> **Exercise description**:
Return the lines that follow, exactly as they appear, from the first through the one containing "plt.rcParams['font.family'] = ['Liberation"; no pictures are to be included.

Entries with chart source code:
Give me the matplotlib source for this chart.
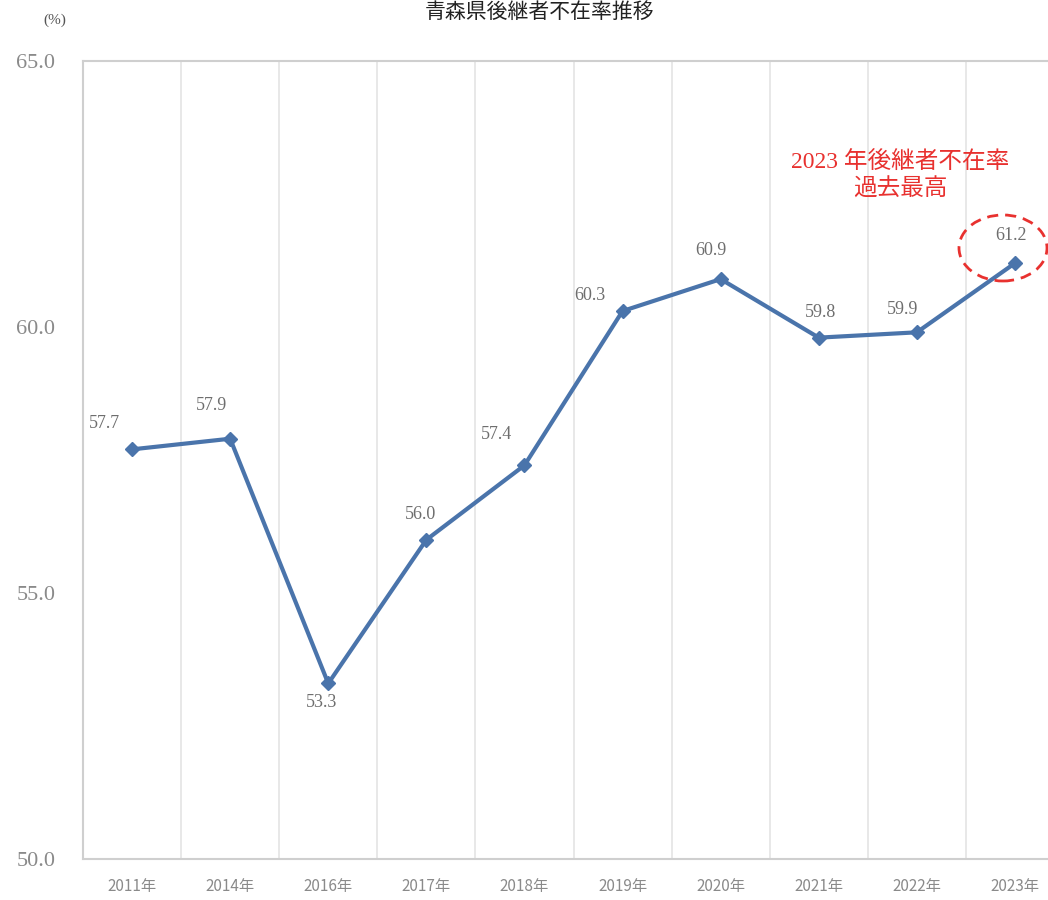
import matplotlib.pyplot as plt
from matplotlib.patches import Ellipse

plt.rcParams['font.family'] = ['Liberation Serif', 'Noto Sans CJK JP', 'DejaVu Sans']

years = ['2011年', '2014年', '2016年', '2017年', '2018年', '2019年', '2020年', '2021年', '2022年', '2023年']
rates = [57.7, 57.9, 53.3, 56.0, 57.4, 60.3, 60.9, 59.8, 59.9, 61.2]
y_ticks = [50.0, 55.0, 60.0, 65.0]

# label offsets in pixels from each point
label_off = [(-28, 26), (-19, 33), (-7, -19), (-6, 25), (-28, 31),
             (-33, 16), (-10, 29), (2, 25), (-14, 23), (-4, 28)]

fig = plt.figure(figsize=(10.48, 9), dpi=100)
ax = fig.add_axes([83 / 1048, 41 / 900, 981 / 1048, 798 / 900])

x = list(range(len(years)))
ax.plot(x, rates, color='#4a74ab', lw=3, marker='D', ms=7, zorder=3)

ax.set_xlim(-0.5, len(years) - 0.5)
ax.set_ylim(50, 65)
ax.set_yticks(y_ticks)
ax.set_yticklabels([f'{v:.1f}' for v in y_ticks], color='#8a8a8a', fontsize=16)
ax.set_xticks(x)
ax.set_xticklabels(years, color='#8a8a8a', fontsize=11, family=['Noto Sans CJK JP'])
ax.tick_params(length=0, pad=14)
ax.tick_params(axis='y', pad=20)

# vertical separators between categories
for b in range(1, len(years)):
    ax.axvline(b - 0.5, color='#e4e4e4', lw=1.2, zorder=0)
for s in ax.spines.values():
    s.set_color('#cfcfcf')
    s.set_linewidth(1.5)

for i, v in enumerate(rates):
    ax.annotate(f'{v:.1f}', (i, v), xytext=label_off[i], textcoords='offset pixels',
                ha='center', va='center', fontsize=13, color='#6e6e6e')

# highlight on the latest value
ax.add_patch(Ellipse((1003 / 1048, 1 - 248 / 900), 88 / 1048, 66 / 900,
                     transform=fig.transFigure, fill=False, ec='#e8312f',
                     ls=(0, (4, 2.5)), lw=2, zorder=5))
fig.text(900 / 1048, 1 - 176 / 900, '2023 年後継者不在率\n過去最高', ha='center', va='center',
         color='#e8312f', fontsize=17, linespacing=1.35)

fig.text(55 / 1048, 1 - 20 / 900, '(%)', ha='center', va='center', fontsize=11, color='#555555')
fig.text(540 / 1048, 1 - 1 / 900, '青森県後継者不在率推移', ha='center', va='top',
         fontsize=15, color='#222222', family=['Noto Sans CJK JP'])

fig.savefig('out.png', dpi=100)
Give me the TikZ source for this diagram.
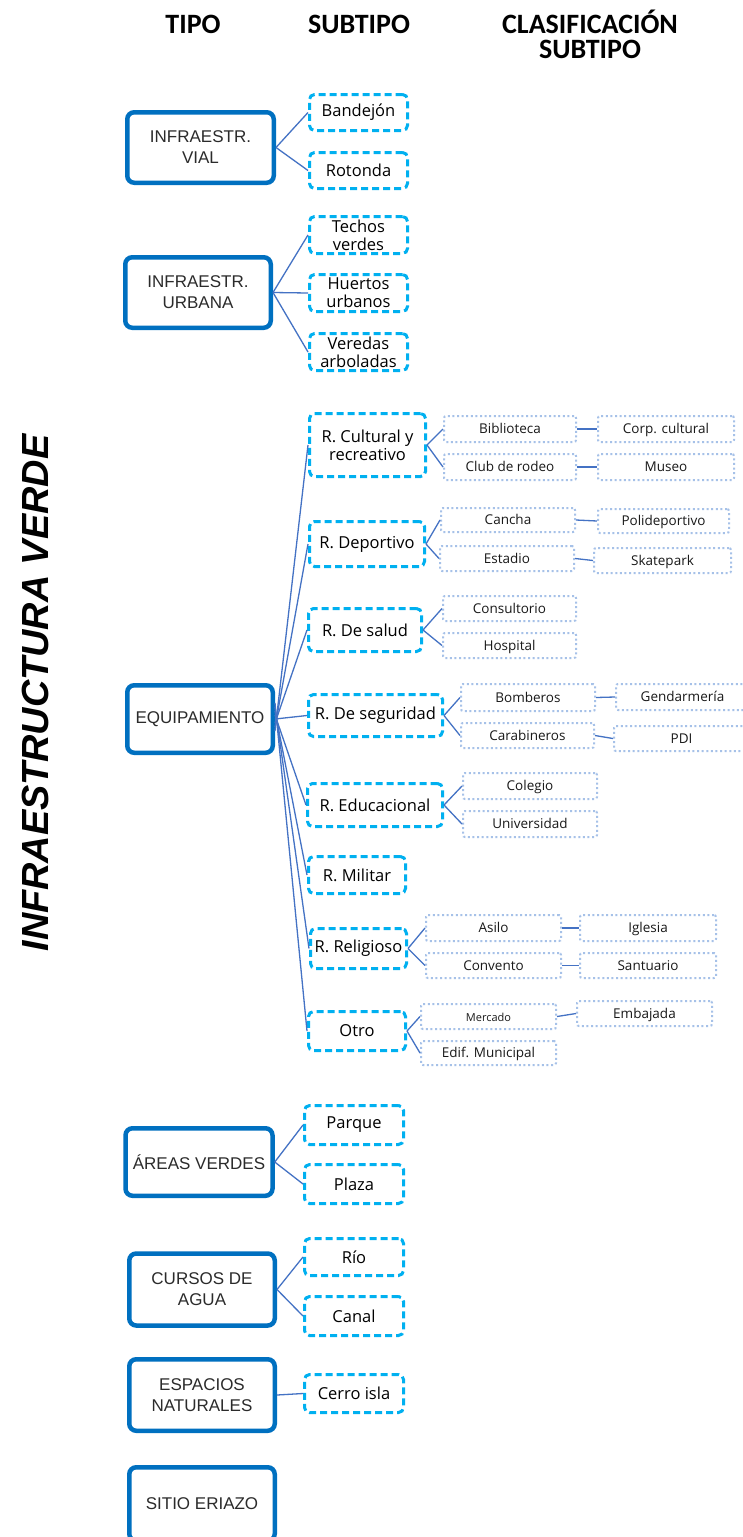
\documentclass[tikz,border=0pt]{standalone}
\usepackage{fontspec}
\setmainfont{Liberation Sans}
\newfontfamily\osans{Open Sans}
\newfontfamily\carl{Carlito}
\definecolor{typblue}{HTML}{0070C0}
\definecolor{subcyan}{HTML}{00B0F0}
\definecolor{clsblue}{HTML}{A6C1E8}
\definecolor{conblue}{HTML}{4472C4}
\definecolor{txtgray}{HTML}{2B2B2B}
\tikzset{
  typ/.style={draw=typblue, line width=4.5pt, rounded corners=7pt, fill=white, align=center,
    font=\fontsize{17}{21}\selectfont, text=txtgray, inner sep=0pt},
  sub/.style={draw=subcyan, line width=3pt, dash pattern=on 7pt off 4pt, rounded corners=5pt,
    align=center, font=\osans\fontsize{16.5}{18}\selectfont, text=black, inner sep=0pt},
  cls/.style={draw=clsblue, line width=2pt, dash pattern=on 2pt off 2.6pt, rounded corners=2pt,
    font=\osans\fontsize{13.5}{15}\selectfont, text=black!90, inner sep=0pt,
    text height=11pt, text depth=2pt},
  con/.style={draw=conblue, line width=1.3pt},
  hdr/.style={font=\carl\bfseries\fontsize{28}{25}\selectfont, align=center, inner sep=0pt},
}
\newcommand\bx[7]{\node[#1, minimum width=#5pt, minimum height=#6pt] (#2) at (#3,#4) {#7};}
\begin{document}
\begin{tikzpicture}[x=1pt,y=-1pt]
\useasboundingbox (0,0) rectangle (743,1537);
\fill[white] (0,0) rectangle (743,1537);
% headers
\node[hdr] (h1) at (193,24) {TIPO};
\node[hdr] (h2) at (359,24) {SUBTIPO};
\node[hdr] (h3) at (590,34) {CLASIFICACIÓN\\SUBTIPO};
% vertical title
\node[font=\bfseries\itshape\fontsize{37.8}{40}\selectfont, rotate=90, inner sep=0pt] (title) at (35,693) {INFRAESTRUCTURA VERDE};
% type boxes
\bx{typ}{vial}{200.5}{147.5}{146.5}{70.5}{INFRAESTR.\\VIAL}
\bx{typ}{urb}{198}{292.5}{145.5}{70.5}{INFRAESTR.\\URBANA}
\bx{typ}{equip}{200}{719}{145.5}{67.5}{EQUIPAMIENTO}
\bx{typ}{areas}{199}{1162}{147}{67.5}{ÁREAS VERDES}
\bx{typ}{cursos}{202}{1289.5}{145.5}{72}{CURSOS DE\\AGUA}
\bx{typ}{espacios}{202}{1395}{145.5}{71.5}{ESPACIOS\\NATURALES}
\bx{typ}{sitio}{202}{1504}{145.5}{73.5}{SITIO ERIAZO}
% subtypes
\bx{sub}{band}{358.5}{112.5}{98}{36}{Bandejón}
\bx{sub}{roto}{358.5}{170.5}{98}{36}{Rotonda}
\bx{sub}{techos}{358.5}{235}{98}{37}{Techos\\verdes}
\bx{sub}{huertos}{358.5}{293}{98}{37}{Huertos\\urbanos}
\bx{sub}{veredas}{358.5}{352}{98}{37}{Veredas\\arboladas}
\bx{sub}{cult}{367.5}{445}{116}{63}{R. Cultural y\\recreativo}
\bx{sub}{dep}{367}{544}{115}{45}{R. Deportivo}
\bx{sub}{sal}{365}{630}{113}{43}{R. De salud}
\bx{sub}{seg}{375.5}{715.5}{134}{42}{R. De seguridad}
\bx{sub}{edu}{375}{805}{135}{43}{R. Educacional}
\bx{sub}{mil}{357}{875}{97}{37}{R. Militar}
\bx{sub}{rel}{358.5}{948.5}{96}{40}{R. Religioso}
\bx{sub}{otro}{357}{1031}{97}{39}{Otro}
\bx{sub}{parque}{354}{1125}{99}{39}{Parque}
\bx{sub}{plaza}{354}{1184}{99}{39}{Plaza}
\bx{sub}{rio}{354}{1257}{99}{37}{Río}
\bx{sub}{canal}{354}{1316}{99}{39}{Canal}
\bx{sub}{cerro}{354}{1393.5}{99}{38}{Cerro isla}
% classification
\bx{cls}{bib}{510}{429}{132}{26}{Biblioteca}
\bx{cls}{corp}{666}{429}{136}{26}{Corp. cultural}
\bx{cls}{club}{510}{467}{132}{26}{Club de rodeo}
\bx{cls}{museo}{666}{467}{136}{26}{Museo}
\bx{cls}{cancha}{508}{520}{134}{24}{Cancha}
\bx{cls}{poli}{663.5}{521}{131}{24}{Polideportivo}
\bx{cls}{estadio}{507}{558.5}{134}{25}{Estadio}
\bx{cls}{skate}{662.5}{560.5}{137}{25}{Skatepark}
\bx{cls}{consul}{509.5}{608.5}{133}{25}{Consultorio}
\bx{cls}{hosp}{509.5}{645.5}{133}{25}{Hospital}
\bx{cls}{bomb}{528}{697.5}{134}{27}{Bomberos}
\bx{cls}{gend}{682.5}{697}{133}{26}{Gendarmería}
\bx{cls}{carab}{527.5}{735.5}{133}{25}{Carabineros}
\bx{cls}{pdi}{681.5}{738.5}{135}{25}{PDI}
\bx{cls}{coleg}{530}{786}{134}{26}{Colegio}
\bx{cls}{univ}{530}{824}{134}{26}{Universidad}
\bx{cls}{asilo}{493.5}{928}{135}{26}{Asilo}
\bx{cls}{igle}{648}{928}{136}{26}{Iglesia}
\bx{cls}{conv}{493.5}{965.5}{135}{25}{Convento}
\bx{cls}{sant}{648}{965.5}{136}{25}{Santuario}
\bx{cls}{merc}{488.5}{1016.5}{135}{25}{\fontsize{11}{12}\selectfont Mercado}
\bx{cls}{emb}{644.5}{1013.5}{135}{25}{Embajada}
\bx{cls}{edif}{488.5}{1053}{135}{24}{Edif. Municipal}
% connectors type -> subtype
\draw[con] (vial.east) -- (band.west);
\draw[con] (vial.east) -- (roto.west);
\draw[con] (urb.east) -- (techos.west);
\draw[con] (urb.east) -- (huertos.west);
\draw[con] (urb.east) -- (veredas.west);
\draw[con] ([yshift=-12pt]equip.east) -- (cult.west);
\draw[con] ([yshift=-8pt]equip.east) -- (dep.west);
\draw[con] ([yshift=-4pt]equip.east) -- (sal.west);
\draw[con] (equip.east) -- (seg.west);
\draw[con] ([yshift=4pt]equip.east) -- (edu.west);
\draw[con] ([yshift=8pt]equip.east) -- (mil.west);
\draw[con] ([yshift=12pt]equip.east) -- (rel.west);
\draw[con] ([yshift=16pt]equip.east) -- (otro.west);
\draw[con] (areas.east) -- (parque.west);
\draw[con] (areas.east) -- (plaza.west);
\draw[con] (cursos.east) -- (rio.west);
\draw[con] (cursos.east) -- (canal.west);
\draw[con] (espacios.east) -- (cerro.west);
% subtype -> classification
\draw[con] (cult.east) -- (bib.west);
\draw[con] (cult.east) -- (club.west);
\draw[con] (dep.east) -- (cancha.west);
\draw[con] (dep.east) -- (estadio.west);
\draw[con] (sal.east) -- (consul.west);
\draw[con] (sal.east) -- (hosp.west);
\draw[con] (seg.east) -- (bomb.west);
\draw[con] (seg.east) -- (carab.west);
\draw[con] (edu.east) -- (coleg.west);
\draw[con] (edu.east) -- (univ.west);
\draw[con] (rel.east) -- (asilo.west);
\draw[con] (rel.east) -- (conv.west);
\draw[con] (otro.east) -- (merc.west);
\draw[con] (otro.east) -- (edif.west);
% classification pairs
\draw[con] (bib.east) -- (corp.west);
\draw[con] (club.east) -- (museo.west);
\draw[con] (cancha.east) -- (poli.west);
\draw[con] (estadio.east) -- (skate.west);
\draw[con] (bomb.east) -- (gend.west);
\draw[con] (carab.east) -- (pdi.west);
\draw[con] (asilo.east) -- (igle.west);
\draw[con] (conv.east) -- (sant.west);
\draw[con] (merc.east) -- (emb.west);
\end{tikzpicture}
\end{document}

> **Written solution**:
Give me the matplotlib source for this chart.
import matplotlib.pyplot as plt
from matplotlib.patches import Ellipse

plt.rcParams['font.family'] = ['Liberation Serif', 'Noto Sans CJK JP', 'DejaVu Sans']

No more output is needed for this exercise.